(May 10, 1857-May 18, 1941). George S. Cottman was born in Indianapolis on the square opposite the Indiana Statehouse. His family left Indianapolis and he spent his childhood on his parents’ farm near Beech Grove where he attended the district school. In 1873, at the age of 16, he began a three-year tenure as an apprentice printer at the Indiana State Sentinel then moved back to the farm and began writing stories, plays, and nature pieces. Twelve years later, he located in Irvington and set up a printing office in his home. He published many of his own books and pamphlets.

After a few years in Irvington, he turned from fiction to historical writing because he believed there was a market for it in the local newspapers. His research led him all over the state, and he became concerned with preserving Indiana’s historical documents. He wrote articles for many local papers including the News, the Star, the Sentinel, and the Indiana Farmer.
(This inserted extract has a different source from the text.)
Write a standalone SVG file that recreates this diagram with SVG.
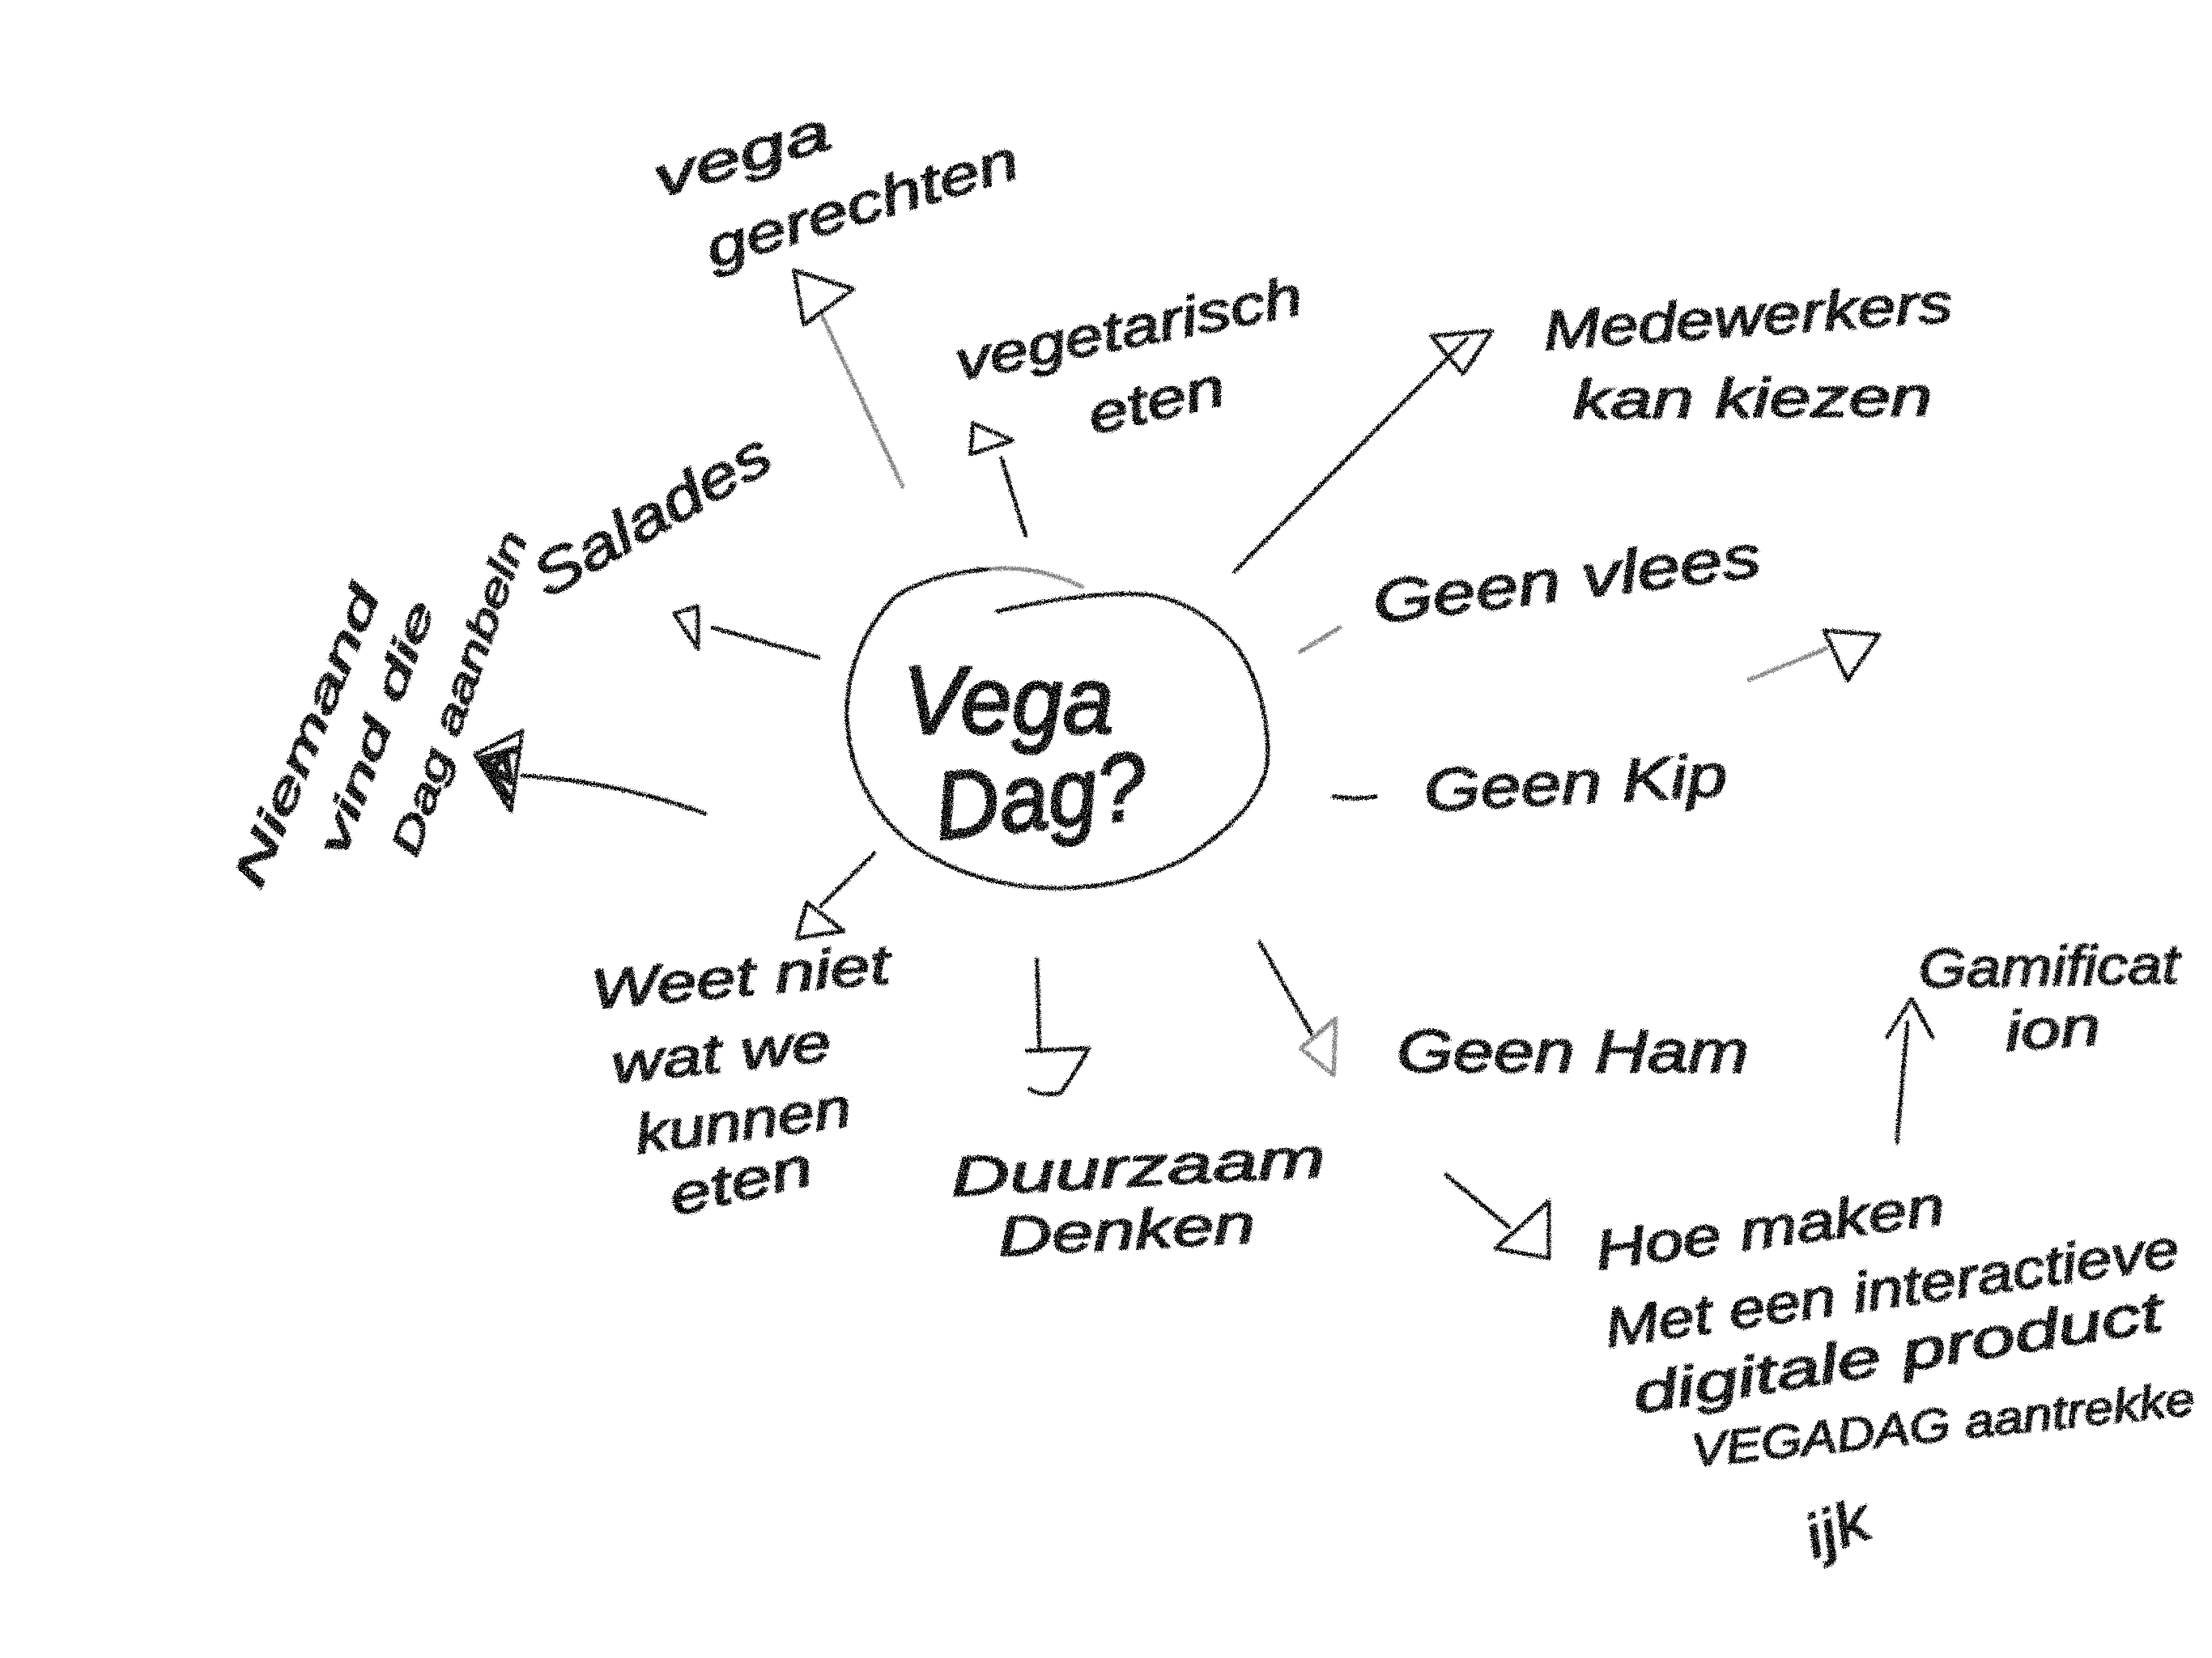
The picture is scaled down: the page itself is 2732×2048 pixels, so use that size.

Cottman combined much of his historical work into scrapbooks that he later donated to the Indiana State Library, where they are shelved under the title Indiana Scrapbook Collection. In 1905, he established the Indiana Magazine Of History (IMH) and served as its editor, publisher, printer, and author for two years. The Indiana Historical Society (IHS) took the publication over in 1907, with Cottman remaining as editor for several more years. One of the oldest historical journals in the U.S., IHS partnered with Indiana University, Bloomington, (IU) in 1913 to edit and publish IMH. After 2003, IU became its sole publisher.

Cottman was a respected literary figure and counted James Whitcomb Riley and T. C. Steele among his close friends. Cottman wrote Two Different Pageants for the state centennial in 1916 and several books on Indiana history including Indiana, Its History, Constitution, And Present Government   (1925), which was still used in public schools throughout the state at the time of his death.